SPD Delivery Methods

  • Hand-delivered to employees at their worksite (merely posting material is not acceptable).
  • S. mail via first, second or third class only if return and forwarding postage is guaranteed and address correction is requested.  
  • Electronic media (in accordance with electronic distribution guidelines).

This means simply emailing SPDs or posting them on the company intranet (and doing nothing else) will likely be in violation of ERISA and could result in significant fines due to insufficient delivery failures.  This does not satisfy any safe harbor delivery method.

Digital Copies - Are they enough?

So this begs the question: We want to post our company’s SPD on the company’s intranet instead of delivering paper copies to participants. What needs to be done to satisfy the ERISA delivery procedures?

If certain requirements are met posting on the intranet would suffice.  Like all SPD delivery formats, electronically furnished SPDs must meet the underlying SPD content, format, and other requirements.  The DOL provides a safe harbor under which electronic delivery, including posting on an intranet website, will be deemed to satisfy this standard. The safe harbor contains requirements for all electronic disclosures and additional requirements in cases where recipients do not have work-related computer access.

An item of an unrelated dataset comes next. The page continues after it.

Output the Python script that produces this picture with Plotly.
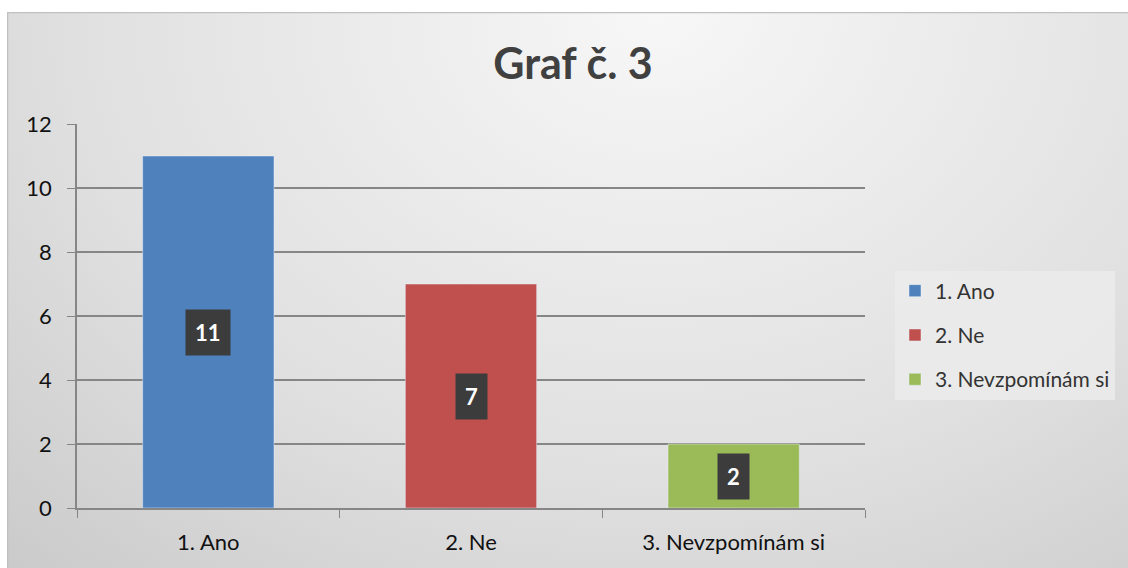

General Electronic Disclosure Requirements

A notice of the SPD’s availability must be provided to each participant at the time the SPD is furnished electronically. The company must ensure that posting the SPD on the company intranet results in actual receipt.  Some of the acceptable steps include placing a prominent link to the SPD on the intranet homepage, maintaining the SPD on the website for a reasonable period of time (actually I can’t think of any reason not to maintain it on the website permanently), and using return-receipt or notice of undelivered email features.  This safe harbor method also requires the company to conduct periodic reviews to confirm receipt of notices regarding the SPD’s availability. For employees that can access documents at any location where the employee reasonably could be expected to perform employment duties and whose computer access is an integral part of those employment duties, no additional requirements apply. Again the key is computer access- electronic distribution of notices to active employees requires that employees have work-related computer access at any location where the employee performs his or her duties.  Merely providing a computer in a common area does not satisfy this requirement.   The initial electronic transmittal must contain a statement that the employee may request a paper copy free of charge.

No Computer Access

There are additional requirements that must be followed if there are participants without regular work related computer access.  In these instances notification can be distributed electronically to employees without work-related access, former employees, spouses or dependents if the individuals give written consent to receive notices in electronic format. Prior to consenting to receive electronic distribution of notices, an individual must be given a statement that clearly explains the types of documents to which the consent applies, the procedures for updating the address used for receipt of such documents, the right to request and obtain paper versions free of charge and hardware or software needed to access and retain electronically distributed documents and the procedures for withdrawing consent. After receiving the explanation the individual must affirmatively consent to electronic disclosure in a manner that reasonably demonstrates the individual’s ability to access information in the electronic form that will be used.

Compliance with these requirements satisfies the safe harbor form of delivery but such compliance is not mandatory.  Satisfying a safe harbor will result in the DOL finding that your plan’s electronic delivery method is acceptable or in their words, “reasonably calculated to ensure actual receipt.”  From a litigation perspective, complying with a safe harbor option increases the likelihood that a court will find the delivery method sufficient.